Congress to attain the force of law. It will be published and roundly debated
at that time. If necessary it will be rejected or adjusted.

For now, negotiators are working in private so that they can work things out
without several million backseat drivers.

This is how all international treaties are negotiated, by the way, including
recently passed FTAs with Colombia and South Korea. People who make a big deal
about the fact that TPP is being negotiated in private simply demonstrate that
they are not familiar with international negotiations in general.

------
smutticus
So the USTR is negotiating TPP on behalf of the Executive branch of the US
Government. Congress has the power to legislate copyright. So is Congressional
approval required to ratify this treaty?

I'm aware of the treaty clause of the Constitution which requires 2/3 majority
of the Senate for treaty ratification. But I am also aware of the procedure
for ratifying Congressional Executive Agreements(CEAs).

Look at subsection (2) at the top of page 25 of this document.
[http://www.au.af.mil/au/awc/awcgate/congress/treaties_senate...](http://www.au.af.mil/au/awc/awcgate/congress/treaties_senate_role.pdf)

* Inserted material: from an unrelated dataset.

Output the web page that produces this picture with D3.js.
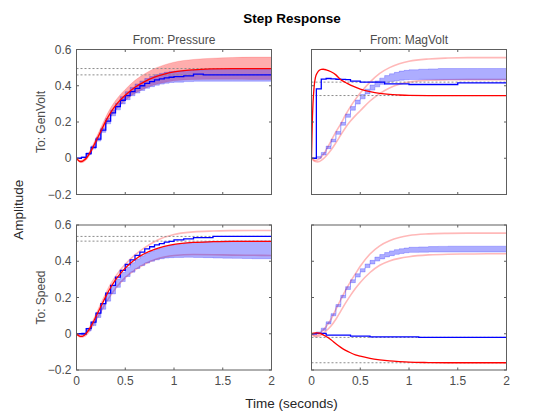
<!DOCTYPE html>
<html><head><meta charset="utf-8">
<script src="https://cdn.jsdelivr.net/npm/d3@7"></script>
<style>body{margin:0;background:#fff}svg{display:block}text{font-family:"Liberation Sans",Arial,sans-serif}</style>
</head><body><svg id="c" width="560" height="420"></svg>
<script>
// ---- data ----
const timeSmooth = [0,0.01,0.02,0.04,0.06,0.08,0.1,0.12,0.15,0.2,0.25,0.3,0.35,0.4,0.45,0.5,0.6,0.7,0.8,0.9,1.0,1.2,1.4,1.6,1.8,2.0];
const timeFast = [0,0.005,0.01,0.015,0.02,0.03,0.04,0.06,0.08,0.1,0.12,0.15,0.2,0.25,0.3,0.35,0.4,0.5,0.6,0.7,0.8,0.9,1.0,1.2,1.5,2.0];
const timeStep = [0,0.05,0.1,0.15,0.2,0.25,0.3,0.35,0.4,0.45,0.5,0.55,0.6,0.65,0.7,0.75,0.8,0.85,0.9,0.95,1.0,1.1,1.2,1.3,1.4,1.5,1.6,1.7,1.8,1.9,2.0];
const inputs = ["Pressure","MagVolt"];
const outputs = ["GenVolt","Speed"];
const xTicks = [0,0.5,1,1.5,2];
const yTicks = [-0.2,0,0.2,0.4,0.6];

// Pressure -> GenVolt
const gvPressRed   = [0,-0.006,-0.012,-0.018,-0.017,-0.01,0,0.015,0.042,0.095,0.15,0.205,0.252,0.29,0.322,0.348,0.392,0.423,0.447,0.464,0.476,0.488,0.493,0.495,0.495,0.495];
const gvPressRedHi = [0,-0.004,-0.008,-0.012,-0.01,-0.002,0.01,0.026,0.055,0.112,0.17,0.228,0.278,0.318,0.352,0.38,0.43,0.466,0.495,0.515,0.53,0.545,0.552,0.556,0.558,0.558];
const gvPressRedLo = [0,-0.008,-0.016,-0.024,-0.024,-0.018,-0.01,0.004,0.03,0.08,0.132,0.184,0.228,0.264,0.294,0.318,0.358,0.385,0.405,0.418,0.427,0.434,0.436,0.436,0.435,0.435];
const gvPressBlue   = [0,0.005,0.025,0.06,0.105,0.155,0.205,0.25,0.285,0.32,0.345,0.368,0.385,0.4,0.413,0.423,0.432,0.438,0.443,0.447,0.45,0.455,0.464,0.46,0.46,0.46,0.46,0.46,0.46,0.46,0.46];
const gvPressBlueHi = [0,0.008,0.03,0.068,0.115,0.167,0.22,0.266,0.303,0.34,0.367,0.391,0.41,0.426,0.44,0.451,0.461,0.468,0.474,0.478,0.481,0.485,0.488,0.489,0.49,0.49,0.49,0.49,0.49,0.49,0.49];
const gvPressBlueLo = [0,0.002,0.02,0.052,0.095,0.143,0.19,0.234,0.267,0.3,0.323,0.345,0.36,0.374,0.386,0.395,0.403,0.409,0.414,0.418,0.42,0.423,0.425,0.425,0.425,0.425,0.425,0.425,0.425,0.425,0.425];
const gvPressFinal = [0.495,0.46];

// MagVolt -> GenVolt
const gvMagRed = [0,0.13,0.23,0.3,0.345,0.41,0.445,0.472,0.485,0.49,0.491,0.488,0.477,0.46,0.433,0.418,0.403,0.382,0.368,0.358,0.352,0.349,0.347,0.346,0.346,0.346];
const gvMagBlue = [0,0.383,0.437,0.44,0.438,0.436,0.435,0.434,0.425,0.425,0.42,0.42,0.42,0.42,0.42,0.41,0.41,0.41,0.41,0.41,0.407,0.407,0.407,0.407,0.407,0.416,0.416,0.416,0.416,0.416,0.416];
const gvMagBandLo = [0,0,0.018,0.053,0.09,0.132,0.182,0.226,0.265,0.299,0.328,0.355,0.376,0.394,0.408,0.418,0.424,0.428,0.431,0.433,0.434,0.435,0.435,0.435,0.435,0.435,0.435,0.435,0.435,0.435,0.435];
const gvMagBandHi = [0,0.01,0.032,0.067,0.105,0.148,0.198,0.244,0.285,0.321,0.352,0.381,0.404,0.426,0.442,0.456,0.466,0.474,0.481,0.485,0.488,0.491,0.493,0.495,0.495,0.495,0.495,0.495,0.495,0.495,0.495];
const gvMagPinkHi = [0,-0.004,-0.008,-0.012,-0.01,-0.004,0.006,0.02,0.045,0.095,0.145,0.19,0.24,0.285,0.325,0.36,0.42,0.468,0.5,0.521,0.535,0.548,0.553,0.555,0.555,0.555];
const gvMagPinkLo = [0,-0.006,-0.012,-0.018,-0.02,-0.018,-0.012,-0.004,0.012,0.045,0.085,0.128,0.17,0.205,0.235,0.262,0.316,0.357,0.388,0.408,0.42,0.43,0.433,0.434,0.434,0.434];
const gvMagFinal = [0.42,0.346];

// Pressure -> Speed
const spPressRed = [0,-0.005,-0.01,-0.015,-0.014,-0.008,0.002,0.016,0.042,0.095,0.15,0.205,0.255,0.297,0.332,0.362,0.41,0.443,0.466,0.482,0.493,0.504,0.508,0.51,0.51,0.51];
const spPressBlue = [0,0,0.028,0.064,0.114,0.166,0.224,0.267,0.312,0.35,0.382,0.408,0.432,0.45,0.468,0.48,0.49,0.497,0.505,0.51,0.518,0.524,0.53,0.53,0.537,0.537,0.537,0.537,0.537,0.537,0.537];
const spPressBandLo = [0,-0.005,0.015,0.045,0.09,0.135,0.18,0.22,0.256,0.288,0.316,0.34,0.36,0.376,0.39,0.4,0.408,0.414,0.418,0.42,0.421,0.422,0.421,0.42,0.418,0.417,0.416,0.415,0.414,0.414,0.414];
const spPressBandHi = [0,0.005,0.03,0.065,0.115,0.165,0.218,0.262,0.302,0.338,0.367,0.392,0.413,0.43,0.445,0.457,0.467,0.475,0.482,0.488,0.493,0.5,0.505,0.508,0.51,0.512,0.512,0.512,0.512,0.512,0.512];
const spPressPinkHi = [0,-0.004,-0.008,-0.012,-0.01,-0.004,0.006,0.022,0.05,0.105,0.163,0.22,0.272,0.315,0.352,0.383,0.435,0.475,0.508,0.532,0.548,0.562,0.567,0.569,0.57,0.57];
const spPressPinkLo = [0,-0.006,-0.012,-0.018,-0.018,-0.014,-0.006,0.006,0.03,0.075,0.122,0.17,0.212,0.25,0.282,0.31,0.352,0.385,0.408,0.423,0.432,0.437,0.436,0.434,0.433,0.432];
const spPressFinal = [0.537,0.511];

// MagVolt -> Speed
const spMagRed = [0,0.002,0.003,0.005,0.005,0.003,-0.001,-0.006,-0.015,-0.033,-0.055,-0.075,-0.092,-0.105,-0.116,-0.124,-0.136,-0.144,-0.15,-0.154,-0.157,-0.159,-0.16,-0.16,-0.16,-0.16];
const spMagBlue = [0,0.002,0.002,-0.008,-0.008,-0.008,-0.008,-0.008,-0.013,-0.013,-0.013,-0.013,-0.017,-0.017,-0.017,-0.017,-0.017,-0.017,-0.017,-0.017,-0.017,-0.02,-0.02,-0.02,-0.02,-0.02,-0.02,-0.02,-0.02,-0.02,-0.02];
const spMagBandLo = [0,0,0.019,0.054,0.099,0.149,0.198,0.244,0.282,0.313,0.341,0.365,0.385,0.401,0.413,0.424,0.431,0.438,0.443,0.447,0.449,0.45,0.451,0.451,0.451,0.451,0.451,0.451,0.451,0.451,0.451];
const spMagBandHi = [0,0.01,0.031,0.066,0.111,0.161,0.212,0.26,0.298,0.331,0.359,0.385,0.405,0.423,0.437,0.448,0.457,0.464,0.469,0.473,0.477,0.479,0.481,0.482,0.483,0.483,0.483,0.483,0.483,0.483,0.483];
const spMagPinkHi = [0,-0.004,-0.007,-0.01,-0.008,-0.002,0.008,0.02,0.04,0.08,0.135,0.188,0.24,0.288,0.33,0.372,0.44,0.485,0.513,0.531,0.542,0.551,0.554,0.555,0.555,0.555];
const spMagPinkLo = [0,-0.006,-0.01,-0.015,-0.015,-0.012,-0.006,0.002,0.016,0.043,0.08,0.125,0.17,0.212,0.25,0.283,0.338,0.378,0.402,0.416,0.425,0.435,0.439,0.44,0.441,0.441];
const spMagFinal = [-0.02,-0.16];

// ---- panels ----
const panels = [
  {r:0,c:0, redT:timeSmooth, red:gvPressRed, redBand:[gvPressRedLo,gvPressRedHi], blue:gvPressBlue, blueBand:[gvPressBlueLo,gvPressBlueHi], finals:gvPressFinal},
  {r:0,c:1, redT:timeFast, red:gvMagRed, pink:[gvMagPinkLo,gvMagPinkHi], blue:gvMagBlue, blueBand:[gvMagBandLo,gvMagBandHi], finals:gvMagFinal},
  {r:1,c:0, redT:timeSmooth, red:spPressRed, pink:[spPressPinkLo,spPressPinkHi], blue:spPressBlue, blueBand:[spPressBandLo,spPressBandHi], finals:spPressFinal},
  {r:1,c:1, redT:timeSmooth, red:spMagRed, pink:[spMagPinkLo,spMagPinkHi], blue:spMagBlue, blueBand:[spMagBandLo,spMagBandHi], finals:spMagFinal}
];

const svg = d3.select("#c");
const colX = [76.5, 311.5], W = 195;
const rowY = [49.5, 225], H = 145;
const axisCol = "#5e5e5e", labCol = "#4d4d4d";

svg.append("text").attr("x",292).attr("y",23).attr("text-anchor","middle")
  .attr("font-size",13.5).attr("font-weight","bold").attr("fill","#000").text("Step Response");
inputs.forEach((s,i)=>svg.append("text").attr("x",colX[i]+W/2).attr("y",44).attr("text-anchor","middle")
  .attr("font-size",12).attr("fill",labCol).text("From: "+s));
outputs.forEach((s,i)=>svg.append("text").attr("transform",`translate(45,${rowY[i]+H/2}) rotate(-90)`)
  .attr("text-anchor","middle").attr("font-size",12).attr("fill",labCol).text("To: "+s));
svg.append("text").attr("transform",`translate(23,${(rowY[0]+rowY[1]+H)/2}) rotate(-90)`)
  .attr("text-anchor","middle").attr("font-size",13.5).attr("fill","#262626").text("Amplitude");
svg.append("text").attr("x",(colX[0]+colX[1]+W)/2).attr("y",408).attr("text-anchor","middle")
  .attr("font-size",13.5).attr("fill","#262626").text("Time (seconds)");

const defs = svg.append("defs");
panels.forEach((p,k)=>{
  const x = d3.scaleLinear().domain([0,2]).range([colX[p.c], colX[p.c]+W]);
  const y = d3.scaleLinear().domain([-0.2,0.6]).range([rowY[p.r]+H, rowY[p.r]]);
  defs.append("clipPath").attr("id","cp"+k).append("rect")
    .attr("x",colX[p.c]).attr("y",rowY[p.r]).attr("width",W).attr("height",H);
  const g = svg.append("g").attr("clip-path",`url(#cp${k})`);
  const stepIdx = d3.range(timeStep.length);
  const smoothIdx = d3.range(p.redT.length);
  const tS = p.redT;

  if (p.redBand) {
    g.append("path").datum(smoothIdx)
      .attr("d", d3.area().curve(d3.curveMonotoneX).x(i=>x(tS[i])).y0(i=>y(p.redBand[0][i])).y1(i=>y(p.redBand[1][i])))
      .attr("fill","rgba(255,0,0,0.32)").attr("stroke","rgba(255,0,0,0.15)").attr("stroke-width",1);
  }
  if (p.pink) {
    p.pink.forEach(arr=>{
      g.append("path").datum(d3.range(timeSmooth.length))
        .attr("d", d3.line().curve(d3.curveMonotoneX).x(i=>x(timeSmooth[i])).y(i=>y(arr[i])))
        .attr("fill","none").attr("stroke","rgba(255,0,0,0.28)").attr("stroke-width",1.6);
    });
  }
  g.append("path").datum(stepIdx)
    .attr("d", d3.area().curve(d3.curveStepAfter).x(i=>x(timeStep[i])).y0(i=>y(p.blueBand[0][i])).y1(i=>y(p.blueBand[1][i])))
    .attr("fill","rgba(0,0,255,0.32)").attr("stroke","rgba(0,0,255,0.22)").attr("stroke-width",1);
  p.finals.forEach(v=>{
    g.append("line").attr("x1",x(0)).attr("x2",x(2)).attr("y1",y(v)).attr("y2",y(v))
      .attr("stroke","#8c8c8c").attr("stroke-width",1).attr("stroke-dasharray","2,2");
  });
  g.append("path").datum(stepIdx)
    .attr("d", d3.line().curve(d3.curveStepAfter).x(i=>x(timeStep[i])).y(i=>y(p.blue[i])))
    .attr("fill","none").attr("stroke","#0000ff").attr("stroke-width",1.3);
  g.append("path").datum(smoothIdx)
    .attr("d", d3.line().curve(d3.curveMonotoneX).x(i=>x(tS[i])).y(i=>y(p.red[i])))
    .attr("fill","none").attr("stroke","#ff0000").attr("stroke-width",1.3);

  const fr = svg.append("g");
  fr.append("rect").attr("x",colX[p.c]).attr("y",rowY[p.r]).attr("width",W).attr("height",H)
    .attr("fill","none").attr("stroke",axisCol).attr("stroke-width",1);
  const tl = 2.5;
  xTicks.forEach(t=>{
    fr.append("line").attr("x1",x(t)).attr("x2",x(t)).attr("y1",rowY[p.r]+H).attr("y2",rowY[p.r]+H-tl).attr("stroke",axisCol);
    fr.append("line").attr("x1",x(t)).attr("x2",x(t)).attr("y1",rowY[p.r]).attr("y2",rowY[p.r]+tl).attr("stroke",axisCol);
    if (p.r===1) fr.append("text").attr("x",x(t)).attr("y",rowY[p.r]+H+15).attr("text-anchor","middle")
      .attr("font-size",12).attr("fill",labCol).text(d3.format("")(t));
  });
  yTicks.forEach(t=>{
    fr.append("line").attr("x1",colX[p.c]).attr("x2",colX[p.c]+tl).attr("y1",y(t)).attr("y2",y(t)).attr("stroke",axisCol);
    fr.append("line").attr("x1",colX[p.c]+W).attr("x2",colX[p.c]+W-tl).attr("y1",y(t)).attr("y2",y(t)).attr("stroke",axisCol);
    if (p.c===0) fr.append("text").attr("x",colX[p.c]-5).attr("y",y(t)+4).attr("text-anchor","end")
      .attr("font-size",12).attr("fill",labCol).text(t===0?"0":d3.format(".1f")(t));
  });
});
</script></body></html>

It clearly states that the Sole Executive Agreement(SEA) process cannot be
used when the Constitution reserves certain rights to Congress. Since
legislating copyright law is a right reserved for Congress under the
Constitution, how can Congress not be involved in any ratification of TPP.
Congressional approval was required for NAFTA to be ratified for this very
reason. It should also go without saying that the Executive cannot make laws
without congressional approval. So if ratifying a treaty changes domestic
legislation, it must also be approved by Congress otherwise it would
unenforceable.

Can someone with more understanding of treaty laws explain what I am missing?